Aug 23 Citigroup Inc and SunTrust Banks Inc, two of the four U.S. banks that failed the Federal Reserve's stress test in March, say the regulator has not objected to their revised capital plans, which did not call for dividend increases or share buybacks.
The banks, when they resubmitted their plans in June, had said they did not ask for an additional return of capital to shareholders this year. They can ask for increases in the next round of stress testing, which begins in January.
The Fed stress tests, now an annual exercise, are designed to ensure 19 large bank holding companies would have sufficient capital to weather a hypothetical recession. As part of the tests, the banks submit proposals for raising dividends and buying back shares during the coming year, which need Fed backing.
Healthier banks such as Wells Fargo & Co and U.S. Bancorp have been able to increase returns to shareholders, while weaker banks have had to put those plans on hold. Citigroup and SunTrust issued statements about their resubmitted plans on Wednesday.

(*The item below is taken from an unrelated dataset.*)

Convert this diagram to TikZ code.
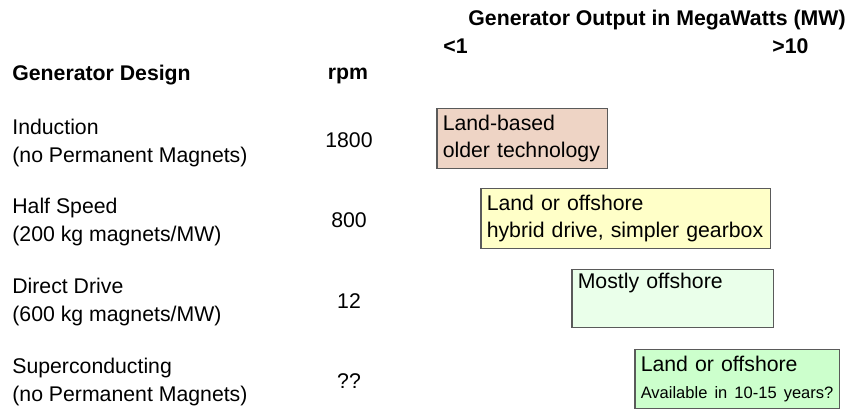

Ally Financial Inc, the auto lender that is 74 percent owned by the U.S. Treasury after a series of bailouts, in a statement Wednesday said it continues to have "active, frequent, and constructive discussions" with its regulators about the revised capital plan it submitted in June.
The lender is the middle of a major transformation. In May, its Residential Capital mortgage unit filed for bankruptcy, and it announced plans to sell its international operations. The actions are designed to strengthen the company's capital and liquidity and speed up repayment of the U.S. government, Ally said.
The lender said it continues to have a "strong financial profile," including a Tier 1 capital ratio of 13.7 percent of risk-weighted assets, despite taking a charge related to the ResCap bankruptcy.
The fourth bank holding company to fail the stress test, insurer MetLife Inc, has received an extension until Sept. 30 to submit a revised capital plan. MetLife is looking to shed its bank holding company status, having struck a deal to sell its online deposit-taking operations to General Electric Co..
Analysts have said MetLife was likely to fail another stress test even with a new capital plan, given that the tests were designed for banks and not insurers.
On Tuesday, Fifth Third Bancorp said the Fed did not object to a resubmitted capital plan that would allow it to raise its quarterly dividend by 2 cents to 10 cents per share and buy back additional shares. Fifth Third passed the stress test in March, but the Fed had opposed the dividend increase and limited the shares it could buy back, leading to the resubmitted plan.
The Federal Reserve declined to comment on the resubmitted capital plans.